Interview with a Vampire

As many of you old-schoolers know, I've been wary of giving interviews since that fiasco with Barbara Walters. These bloodsucking journalists just waste your time and make you feel like an asshole.

But that said, I did relent yesterday and sat down for a few minutes with Alex Beam of the Boston Globe; I decided a little advance pub for Loot the Church couldn't hurt. Plus, at some point as World Hegemon I'll be giving press briefings, and I figured it would be a good idea to start exercising the ol' bullshit-and-stonewall muscle.

The full transcript of the interview will run in today's Weekend section, but here are some highlights:

* * *

Q. Phutatorius, you describe yourself as an Internet Personality, but I've never heard of you. What gives?

A. Well, it sounds to me like you need to bite the bullet and finally buy yourself a computer. For beginners, I recommend one of those cheap-ass Dells. And of course you'll need an ISP. America Online is like a set of training wheels for the World Wide Web; I'm sure you get their CDs in the mail. Give AOL a try, and join us in the 21st century.

Q. What do you think qualifies you to take on this challenge?

A. Well, I've taken a few correspondence courses in event planning —

Q. No — not the fundraiser, Phutatorius. The ruling the planet bit.
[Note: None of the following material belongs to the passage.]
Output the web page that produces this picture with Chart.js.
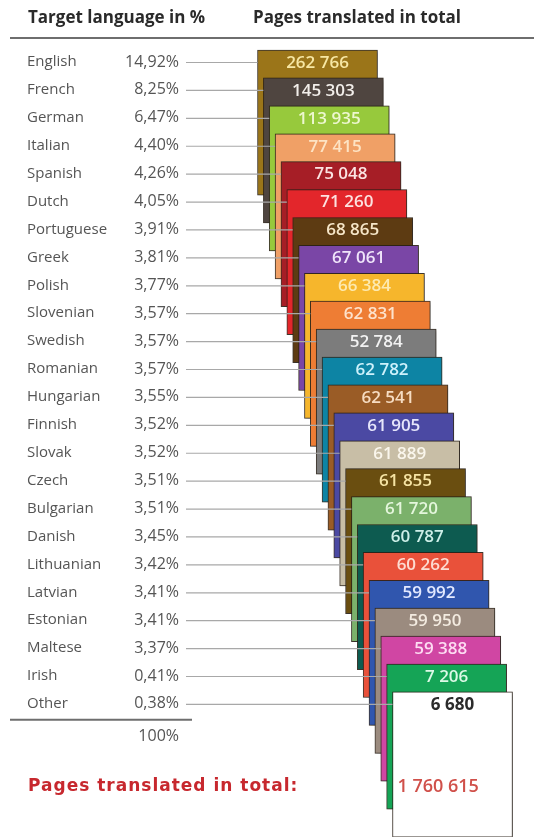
<!DOCTYPE html>
<html>
<head>
<meta charset="utf-8">
<script src="https://cdn.jsdelivr.net/npm/chart.js@4"></script>
<style>
  html, body { margin: 0; padding: 0; background: #fff; }
  #wrap { width: 534px; height: 837px; }
</style>
</head>
<body>
<div id="wrap"><canvas id="pagesChart" width="534" height="837"></canvas></div>
<script>
const languages = [
  "English", "French", "German", "Italian", "Spanish", "Dutch", "Portuguese",
  "Greek", "Polish", "Slovenian", "Swedish", "Romanian", "Hungarian", "Finnish",
  "Slovak", "Czech", "Bulgarian", "Danish", "Lithuanian", "Latvian", "Estonian",
  "Maltese", "Irish", "Other",
];
const shares = [
  14.92, 8.25, 6.47, 4.40, 4.26, 4.05, 3.91, 3.81, 3.77, 3.57, 3.57, 3.57,
  3.55, 3.52, 3.52, 3.51, 3.51, 3.45, 3.42, 3.41, 3.41, 3.37, 0.41, 0.38,
];
const pages = [
  262766, 145303, 113935, 77415, 75048, 71260, 68865, 67061, 66384, 62831,
  52784, 62782, 62541, 61905, 61889, 61855, 61720, 60787, 60262, 59992,
  59950, 59388, 7206, 6680,
];
const totalShare = 100;
const totalPages = 1760615;

const cardColors = [
  "#9b7519", "#4f4540", "#97c93c", "#f0a066", "#a61e26", "#e3262b", "#5d3b12",
  "#7a46a6", "#f6b62c", "#ee7d34", "#7c7c7c", "#0d84a4", "#9a5c26", "#4b49a3",
  "#c8bea6", "#6a4e10", "#7bb16b", "#0d5b50", "#e9513a", "#3056ae", "#9b8b7f",
  "#d046a3", "#15a456", "#ffffff",
];
const textColors = [
  "#f7e7a4", "#f2eeea", "#edf7cf", "#fde3c4", "#fbe4e2", "#fde2e0", "#f6e6c8",
  "#efe4fa", "#fdeab0", "#fde2cc", "#f2f2f2", "#cdf1fb", "#f6dcc2", "#e6e6fb",
  "#faf6ec", "#f6e4a4", "#e4f6dc", "#cdefe8", "#fddcd2", "#e2e9ff", "#f3ebe0",
  "#fddcf2", "#dcf9e6", "#2b2b2b",
];

// card layout, in axis units: one unit per row / per step to the right
const rowPx = 27.91;
const firstRowPx = 62;
const stepPx = 5.87;
const firstCardPx = 317.5;
const cardDepth = 5.2;
const cardTop = 0.43;

const W = 534, H = 837;
const fmtPages = (n) => String(n).replace(/\B(?=(\d{3})+(?!\d))/g, " ");
const fmtShare = (v) => v.toFixed(2).replace(".", ",") + "%";

const cardText = {
  id: "cardText",
  beforeDatasetsDraw(chart) {
    const ctx = chart.ctx;
    ctx.save();
    ctx.shadowColor = "rgba(0,0,0,0.28)";
    ctx.shadowBlur = 4;
    ctx.shadowOffsetX = 2;
    ctx.shadowOffsetY = 1;
  },
  afterDatasetsDraw(chart) {
    const ctx = chart.ctx;
    ctx.restore();
    const y = chart.scales.y;
    const bars = chart.getDatasetMeta(0).data;

    ctx.save();
    // headers
    ctx.fillStyle = "#2a2a2a";
    ctx.font = "bold 17px 'Open Sans'";
    ctx.textBaseline = "middle";
    ctx.textAlign = "left";
    ctx.fillText("Target language in %", 28, 18);
    ctx.fillText("Pages translated in total", 253, 18);
    ctx.strokeStyle = "#6e6e6e";
    ctx.lineWidth = 2;
    ctx.beginPath();
    ctx.moveTo(10, 38);
    ctx.lineTo(W, 38);
    ctx.stroke();

    // rows: language, share, connector, value on the card
    languages.forEach((lang, i) => {
      const yy = y.getPixelForValue(i);
      const bar = bars[i];
      ctx.fillStyle = "#555";
      ctx.font = "15px 'Open Sans'";
      ctx.textAlign = "left";
      ctx.fillText(lang, 27, yy);
      ctx.font = "16px 'Open Sans'";
      ctx.textAlign = "right";
      ctx.fillText(fmtShare(shares[i]), 179, yy);

      ctx.strokeStyle = "#a8a8a8";
      ctx.lineWidth = 1.2;
      ctx.beginPath();
      ctx.moveTo(186, yy + 0.5);
      ctx.lineTo(bar.x - bar.width / 2, yy + 0.5);
      ctx.stroke();

      ctx.fillStyle = textColors[i];
      ctx.font = (i === languages.length - 1 ? "bold" : "600") + " 17px 'Open Sans'";
      ctx.textAlign = "center";
      ctx.fillText(fmtPages(pages[i]), bar.x, yy + 1);
    });

    // totals
    const last = languages.length;
    ctx.strokeStyle = "#6e6e6e";
    ctx.lineWidth = 2;
    ctx.beginPath();
    ctx.moveTo(10, y.getPixelForValue(last - 0.43));
    ctx.lineTo(192, y.getPixelForValue(last - 0.43));
    ctx.stroke();

    ctx.fillStyle = "#555";
    ctx.font = "16px 'Open Sans'";
    ctx.textAlign = "right";
    ctx.fillText(totalShare + "%", 179, y.getPixelForValue(last + 0.15));

    const yTotal = y.getPixelForValue(last + 1.97);
    ctx.fillStyle = "#c7282e";
    ctx.font = "bold 17px 'DejaVu Sans'";
    ctx.letterSpacing = "1px";
    ctx.textAlign = "left";
    ctx.fillText("Pages translated in total:", 28, yTotal);
    ctx.letterSpacing = "0px";
    ctx.font = "600 18px 'Open Sans'";
    ctx.fillStyle = "#d0504a";
    const lastBar = bars[last - 1];
    ctx.fillText(fmtPages(totalPages), lastBar.x - lastBar.width / 2 + 5, yTotal);
    ctx.restore();
  },
};

const ctx = document.getElementById("pagesChart").getContext("2d");
new Chart(ctx, {
  type: "bar",
  data: {
    labels: languages,
    datasets: [
      {
        data: languages.map((lang, i) => ({
          x: i,
          y: [i - cardTop, i - cardTop + cardDepth],
        })),
        backgroundColor: cardColors,
        borderColor: "rgba(45,35,25,0.9)",
        borderWidth: 1,
        borderSkipped: false,
        barThickness: 120,
      },
    ],
  },
  options: {
    responsive: false,
    animation: false,
    layout: { padding: 0 },
    plugins: {
      legend: { display: false },
      tooltip: { enabled: false },
    },
    scales: {
      x: {
        type: "linear",
        display: false,
        offset: false,
        min: -firstCardPx / stepPx,
        max: (W - firstCardPx) / stepPx,
      },
      y: {
        type: "linear",
        display: false,
        reverse: true,
        min: -firstRowPx / rowPx,
        max: (H - firstRowPx) / rowPx,
      },
    },
  },
  plugins: [cardText],
});
</script>
</body>
</html>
A. Just the planet, Alex? Why limit myself? But seriously: I had a Moment last September, and a kind of clarity of purpose descended on me. It was like a visitation. Since that time I've turned my body into a kind of temple. I've gone to a remote mountain redoubt and learned the arcane wisdom of the Elite Incan Dance Fighters, and at home in the mornings I do a lot of strength and agility training. I keep in touch with my EIDF mentor over the Internet. You really should get yourself connected, Alex. There's so much potential in it.

Q. Some people say you're too impetuous a character — that you make enemies easily. Is that the sort of personality that the world population really wants as its leader?

A. Well, first off — I don't know how true your assessment is. The Cardinal and I had some knock-down, drag-out negotiations going on over this church rental — he's a screamer, by the way, and at one point he threw a ball-point pen at me — but when it was all over, we went out for a few beers, he and I, and it was all good.

Q. I thought you said your body was a temple.

A. Yeah. And?

Q. But you're out drinking beer —

A. I don't get your point. But while we're on this subject, I'd like to let you know that our temporary liquor license went through, and we'll have Harpoon and Miller Genuine Draft on tap at the fundraiser on Saturday. We're still talking with the people at Heineken.

Q. On the subject of the fundraiser —

A. Just a minute, Alex — I want to finish my answer to your question about my purported personality flaws. Suppose your lying ass is right, and I do make enemies easily. What of it? That might be a problem if I'm leading a country, and I'm dealing constantly with other heads of state. That's the kind of situation that leads to a war. But if I'm running the world, what meaningful person am I going to butt heads with? The President of Mars?

Q. You have interesting logic.

A. You like me now. Wait until I hire my full-time Logic Minister.

Q. Now to the fundraiser. Some say —

A. What's with all this "some say" crap, Alex? Name names or knock it off.

Q. All right, fine. Everybody says —

A. Better.

Q. Everybody says that it's exploitative and obnoxious for you to take a sacred space, a religious space, and use it to appeal to people's basest instincts so you can make money. What do you say to that?

A. You've just described every priest, every minister, pastor, rabbi, imam, swami, prelate, and pope. The only difference is that with me, the people know their money is going to a good cause — the Phutatorius & Co. World Domination Fund.

* * *

Well, what do my Brothers and Sisters think? How did I hold up against Mr. Beam's obviously hostile lines of questioning? I think I did terrific — maybe a little edgy with that last bit, but whatever. That's the kind of snarky attitude that will bring the kids to church on Saturday, and you've got to appeal to every demographic.

Anyway, back to work. We're baking up a storm here at the apartment. PePe's got a bitchin' Tollhouse cookies recipe, and the off-duty Stenos are rolling the dough for pecan and rhubarb pies. We'll sell the cookies for $1.25 apiece tomorrow. Ten bucks for the pies. Hand over fist, I tell you. Hand over fist.

Well, I hope to see you all tomorrow at the church. I am stoked!